Task instructions — Set down, exactly as written, the lines from the top of the data to the line that holds "const trendLine = [[0.5, 0.6], [51.8, 38.9]];", and omit the pictures.
----- Material -----
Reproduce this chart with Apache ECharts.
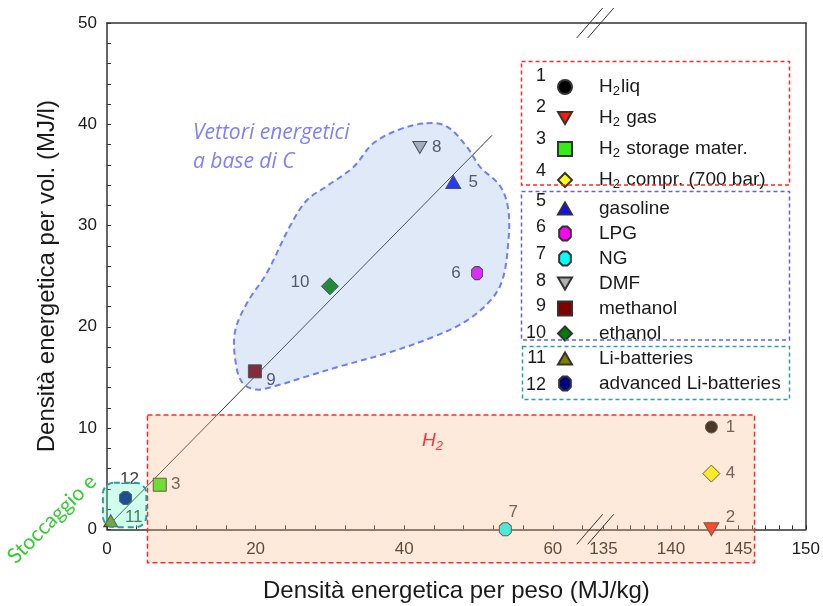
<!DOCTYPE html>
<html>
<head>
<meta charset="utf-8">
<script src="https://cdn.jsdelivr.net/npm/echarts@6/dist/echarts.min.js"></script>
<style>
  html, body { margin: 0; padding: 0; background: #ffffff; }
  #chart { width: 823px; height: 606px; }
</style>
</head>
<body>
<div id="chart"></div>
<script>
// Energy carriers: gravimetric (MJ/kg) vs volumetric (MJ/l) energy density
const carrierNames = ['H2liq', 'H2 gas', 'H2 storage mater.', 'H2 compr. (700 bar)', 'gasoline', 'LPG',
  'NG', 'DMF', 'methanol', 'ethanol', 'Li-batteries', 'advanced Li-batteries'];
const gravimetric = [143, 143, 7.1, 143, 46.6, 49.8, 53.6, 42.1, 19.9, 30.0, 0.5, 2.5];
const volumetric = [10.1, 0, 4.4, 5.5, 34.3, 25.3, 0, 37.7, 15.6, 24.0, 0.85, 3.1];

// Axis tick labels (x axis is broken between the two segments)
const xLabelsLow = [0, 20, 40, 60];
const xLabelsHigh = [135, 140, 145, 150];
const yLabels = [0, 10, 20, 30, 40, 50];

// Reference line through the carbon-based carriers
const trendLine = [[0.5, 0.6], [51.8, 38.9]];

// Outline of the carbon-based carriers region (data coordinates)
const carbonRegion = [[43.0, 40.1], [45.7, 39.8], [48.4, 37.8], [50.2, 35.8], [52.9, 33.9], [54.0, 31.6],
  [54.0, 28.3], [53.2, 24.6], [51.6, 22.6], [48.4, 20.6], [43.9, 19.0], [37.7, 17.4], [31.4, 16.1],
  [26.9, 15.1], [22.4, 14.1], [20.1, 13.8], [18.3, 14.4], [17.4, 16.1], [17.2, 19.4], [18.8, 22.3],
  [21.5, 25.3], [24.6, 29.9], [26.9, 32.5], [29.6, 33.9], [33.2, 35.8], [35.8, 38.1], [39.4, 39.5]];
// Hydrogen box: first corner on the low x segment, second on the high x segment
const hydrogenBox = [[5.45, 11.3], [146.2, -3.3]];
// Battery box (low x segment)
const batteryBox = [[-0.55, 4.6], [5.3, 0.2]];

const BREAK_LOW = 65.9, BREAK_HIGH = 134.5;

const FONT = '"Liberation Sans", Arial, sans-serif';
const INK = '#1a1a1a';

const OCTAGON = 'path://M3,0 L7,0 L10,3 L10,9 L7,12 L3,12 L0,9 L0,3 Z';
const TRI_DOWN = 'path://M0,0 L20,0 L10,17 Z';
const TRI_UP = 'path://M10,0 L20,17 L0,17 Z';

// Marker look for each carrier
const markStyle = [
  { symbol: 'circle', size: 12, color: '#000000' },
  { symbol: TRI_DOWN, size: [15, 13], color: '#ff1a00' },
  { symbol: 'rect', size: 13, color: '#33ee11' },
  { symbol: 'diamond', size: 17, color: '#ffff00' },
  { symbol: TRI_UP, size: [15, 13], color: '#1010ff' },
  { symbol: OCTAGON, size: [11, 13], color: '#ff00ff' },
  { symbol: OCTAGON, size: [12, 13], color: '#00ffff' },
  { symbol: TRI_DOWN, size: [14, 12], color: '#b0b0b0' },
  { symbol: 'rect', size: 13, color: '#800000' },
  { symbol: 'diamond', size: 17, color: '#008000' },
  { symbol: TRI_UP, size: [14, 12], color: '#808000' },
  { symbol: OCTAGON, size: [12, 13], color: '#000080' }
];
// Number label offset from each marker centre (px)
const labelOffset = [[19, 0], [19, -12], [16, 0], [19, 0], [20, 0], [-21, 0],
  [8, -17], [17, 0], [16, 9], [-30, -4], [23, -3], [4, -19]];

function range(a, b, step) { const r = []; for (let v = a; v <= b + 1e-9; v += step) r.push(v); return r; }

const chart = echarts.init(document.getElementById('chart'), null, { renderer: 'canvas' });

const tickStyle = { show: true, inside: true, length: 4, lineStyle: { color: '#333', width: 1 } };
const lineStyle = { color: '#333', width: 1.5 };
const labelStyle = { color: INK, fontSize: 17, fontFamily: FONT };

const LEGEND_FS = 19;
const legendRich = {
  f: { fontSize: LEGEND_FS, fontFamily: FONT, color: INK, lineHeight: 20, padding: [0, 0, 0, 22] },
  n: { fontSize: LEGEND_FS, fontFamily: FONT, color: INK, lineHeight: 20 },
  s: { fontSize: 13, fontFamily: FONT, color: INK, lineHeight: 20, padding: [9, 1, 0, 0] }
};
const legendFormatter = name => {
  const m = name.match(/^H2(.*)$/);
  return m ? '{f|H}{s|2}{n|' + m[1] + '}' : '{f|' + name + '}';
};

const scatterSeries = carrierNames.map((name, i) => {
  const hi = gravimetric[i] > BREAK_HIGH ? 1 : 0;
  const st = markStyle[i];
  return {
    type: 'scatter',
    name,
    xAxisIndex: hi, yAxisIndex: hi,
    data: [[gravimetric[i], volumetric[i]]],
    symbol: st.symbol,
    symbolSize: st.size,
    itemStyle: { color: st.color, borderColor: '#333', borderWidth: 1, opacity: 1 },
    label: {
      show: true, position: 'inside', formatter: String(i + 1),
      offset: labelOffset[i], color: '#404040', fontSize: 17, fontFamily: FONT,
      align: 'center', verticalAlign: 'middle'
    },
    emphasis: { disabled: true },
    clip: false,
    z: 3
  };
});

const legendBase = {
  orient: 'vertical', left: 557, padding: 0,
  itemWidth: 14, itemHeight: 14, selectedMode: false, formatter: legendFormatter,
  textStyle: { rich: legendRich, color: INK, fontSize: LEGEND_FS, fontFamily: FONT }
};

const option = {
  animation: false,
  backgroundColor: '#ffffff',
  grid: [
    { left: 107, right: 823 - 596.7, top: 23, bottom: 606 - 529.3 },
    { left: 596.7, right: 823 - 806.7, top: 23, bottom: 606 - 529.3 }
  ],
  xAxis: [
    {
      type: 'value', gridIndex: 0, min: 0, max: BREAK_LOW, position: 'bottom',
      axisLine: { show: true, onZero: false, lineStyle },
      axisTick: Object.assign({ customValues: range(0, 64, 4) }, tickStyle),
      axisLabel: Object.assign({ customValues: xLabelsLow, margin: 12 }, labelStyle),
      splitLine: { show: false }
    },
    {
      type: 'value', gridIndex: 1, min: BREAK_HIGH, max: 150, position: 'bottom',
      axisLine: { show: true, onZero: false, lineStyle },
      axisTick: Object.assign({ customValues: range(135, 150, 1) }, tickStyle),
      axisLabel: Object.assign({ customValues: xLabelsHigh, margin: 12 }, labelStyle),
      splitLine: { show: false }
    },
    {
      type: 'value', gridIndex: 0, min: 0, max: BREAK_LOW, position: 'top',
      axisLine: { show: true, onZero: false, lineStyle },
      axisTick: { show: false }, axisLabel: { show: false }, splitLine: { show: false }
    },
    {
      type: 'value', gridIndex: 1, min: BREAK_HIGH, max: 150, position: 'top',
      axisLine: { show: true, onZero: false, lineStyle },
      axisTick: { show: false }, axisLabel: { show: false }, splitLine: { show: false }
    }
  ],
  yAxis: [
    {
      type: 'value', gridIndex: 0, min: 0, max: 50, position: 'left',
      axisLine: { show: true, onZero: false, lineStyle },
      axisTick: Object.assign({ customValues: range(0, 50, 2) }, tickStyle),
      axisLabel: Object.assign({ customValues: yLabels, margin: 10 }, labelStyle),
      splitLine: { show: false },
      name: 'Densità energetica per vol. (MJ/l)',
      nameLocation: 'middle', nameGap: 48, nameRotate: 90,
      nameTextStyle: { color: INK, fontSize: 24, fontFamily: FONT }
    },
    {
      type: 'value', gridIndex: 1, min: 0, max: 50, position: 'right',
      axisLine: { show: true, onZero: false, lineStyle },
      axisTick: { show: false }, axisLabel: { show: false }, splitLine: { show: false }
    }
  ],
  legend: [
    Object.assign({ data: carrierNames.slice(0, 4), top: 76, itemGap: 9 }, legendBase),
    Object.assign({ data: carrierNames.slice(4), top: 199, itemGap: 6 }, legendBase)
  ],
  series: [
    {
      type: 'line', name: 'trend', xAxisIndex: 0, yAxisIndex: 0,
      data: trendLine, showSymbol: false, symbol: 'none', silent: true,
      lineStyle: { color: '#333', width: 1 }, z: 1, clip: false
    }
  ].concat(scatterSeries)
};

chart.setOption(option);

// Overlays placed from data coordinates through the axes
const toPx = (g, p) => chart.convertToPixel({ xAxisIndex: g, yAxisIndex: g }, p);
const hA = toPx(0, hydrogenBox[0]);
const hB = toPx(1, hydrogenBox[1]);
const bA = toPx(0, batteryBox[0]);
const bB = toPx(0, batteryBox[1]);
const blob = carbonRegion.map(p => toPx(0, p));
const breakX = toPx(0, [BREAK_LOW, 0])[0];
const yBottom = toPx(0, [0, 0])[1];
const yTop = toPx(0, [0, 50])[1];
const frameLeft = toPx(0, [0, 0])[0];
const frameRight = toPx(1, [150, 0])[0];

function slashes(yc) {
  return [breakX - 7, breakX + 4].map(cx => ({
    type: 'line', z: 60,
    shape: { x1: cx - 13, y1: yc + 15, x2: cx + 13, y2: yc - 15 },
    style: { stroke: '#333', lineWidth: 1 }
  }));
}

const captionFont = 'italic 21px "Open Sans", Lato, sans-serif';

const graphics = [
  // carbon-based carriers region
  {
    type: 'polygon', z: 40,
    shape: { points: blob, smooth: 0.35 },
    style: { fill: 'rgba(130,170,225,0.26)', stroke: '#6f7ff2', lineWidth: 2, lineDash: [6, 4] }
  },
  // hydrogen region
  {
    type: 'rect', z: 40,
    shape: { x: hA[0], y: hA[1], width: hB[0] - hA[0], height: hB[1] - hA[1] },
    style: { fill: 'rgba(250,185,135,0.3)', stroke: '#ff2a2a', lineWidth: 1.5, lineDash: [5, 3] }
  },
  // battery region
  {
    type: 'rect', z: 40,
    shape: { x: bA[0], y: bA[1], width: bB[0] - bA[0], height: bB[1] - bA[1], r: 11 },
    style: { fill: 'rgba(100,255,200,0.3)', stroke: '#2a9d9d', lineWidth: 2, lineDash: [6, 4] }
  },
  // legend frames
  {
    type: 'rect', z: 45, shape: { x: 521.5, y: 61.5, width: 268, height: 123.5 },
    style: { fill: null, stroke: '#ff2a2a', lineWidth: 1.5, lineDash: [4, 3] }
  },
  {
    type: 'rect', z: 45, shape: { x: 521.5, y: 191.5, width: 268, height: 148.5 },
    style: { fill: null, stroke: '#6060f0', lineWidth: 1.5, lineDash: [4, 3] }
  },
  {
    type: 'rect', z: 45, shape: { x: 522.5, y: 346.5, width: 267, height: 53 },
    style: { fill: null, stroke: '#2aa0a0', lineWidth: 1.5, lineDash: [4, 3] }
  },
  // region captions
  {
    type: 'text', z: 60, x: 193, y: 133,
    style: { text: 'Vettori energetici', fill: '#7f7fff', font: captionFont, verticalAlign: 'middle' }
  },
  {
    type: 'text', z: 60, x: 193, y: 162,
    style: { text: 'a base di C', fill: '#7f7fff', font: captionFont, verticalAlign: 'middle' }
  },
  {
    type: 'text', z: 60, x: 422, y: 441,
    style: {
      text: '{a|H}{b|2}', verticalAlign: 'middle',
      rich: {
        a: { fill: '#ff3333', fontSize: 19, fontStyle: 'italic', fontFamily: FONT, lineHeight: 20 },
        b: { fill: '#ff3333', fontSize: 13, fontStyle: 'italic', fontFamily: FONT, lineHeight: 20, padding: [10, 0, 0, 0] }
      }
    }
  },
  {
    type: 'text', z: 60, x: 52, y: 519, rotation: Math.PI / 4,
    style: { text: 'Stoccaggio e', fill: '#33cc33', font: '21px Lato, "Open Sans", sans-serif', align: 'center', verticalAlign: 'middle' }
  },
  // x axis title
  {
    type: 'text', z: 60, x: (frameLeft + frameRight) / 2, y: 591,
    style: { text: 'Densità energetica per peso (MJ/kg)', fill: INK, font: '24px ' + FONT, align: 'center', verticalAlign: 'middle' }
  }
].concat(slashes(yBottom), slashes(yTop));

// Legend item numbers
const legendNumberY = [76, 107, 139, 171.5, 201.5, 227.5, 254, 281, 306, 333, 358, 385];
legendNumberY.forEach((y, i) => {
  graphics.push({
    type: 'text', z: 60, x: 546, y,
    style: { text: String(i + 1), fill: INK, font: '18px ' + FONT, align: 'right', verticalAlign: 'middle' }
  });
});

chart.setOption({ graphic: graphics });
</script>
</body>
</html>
-----
Task solution —
Reproduce this chart with Apache ECharts.
<!DOCTYPE html>
<html>
<head>
<meta charset="utf-8">
<script src="https://cdn.jsdelivr.net/npm/echarts@6/dist/echarts.min.js"></script>
<style>
  html, body { margin: 0; padding: 0; background: #ffffff; }
  #chart { width: 823px; height: 606px; }
</style>
</head>
<body>
<div id="chart"></div>
<script>
// Energy carriers: gravimetric (MJ/kg) vs volumetric (MJ/l) energy density
const carrierNames = ['H2liq', 'H2 gas', 'H2 storage mater.', 'H2 compr. (700 bar)', 'gasoline', 'LPG',
  'NG', 'DMF', 'methanol', 'ethanol', 'Li-batteries', 'advanced Li-batteries'];
const gravimetric = [143, 143, 7.1, 143, 46.6, 49.8, 53.6, 42.1, 19.9, 30.0, 0.5, 2.5];
const volumetric = [10.1, 0, 4.4, 5.5, 34.3, 25.3, 0, 37.7, 15.6, 24.0, 0.85, 3.1];

// Axis tick labels (x axis is broken between the two segments)
const xLabelsLow = [0, 20, 40, 60];
const xLabelsHigh = [135, 140, 145, 150];
const yLabels = [0, 10, 20, 30, 40, 50];

// Reference line through the carbon-based carriers
const trendLine = [[0.5, 0.6], [51.8, 38.9]];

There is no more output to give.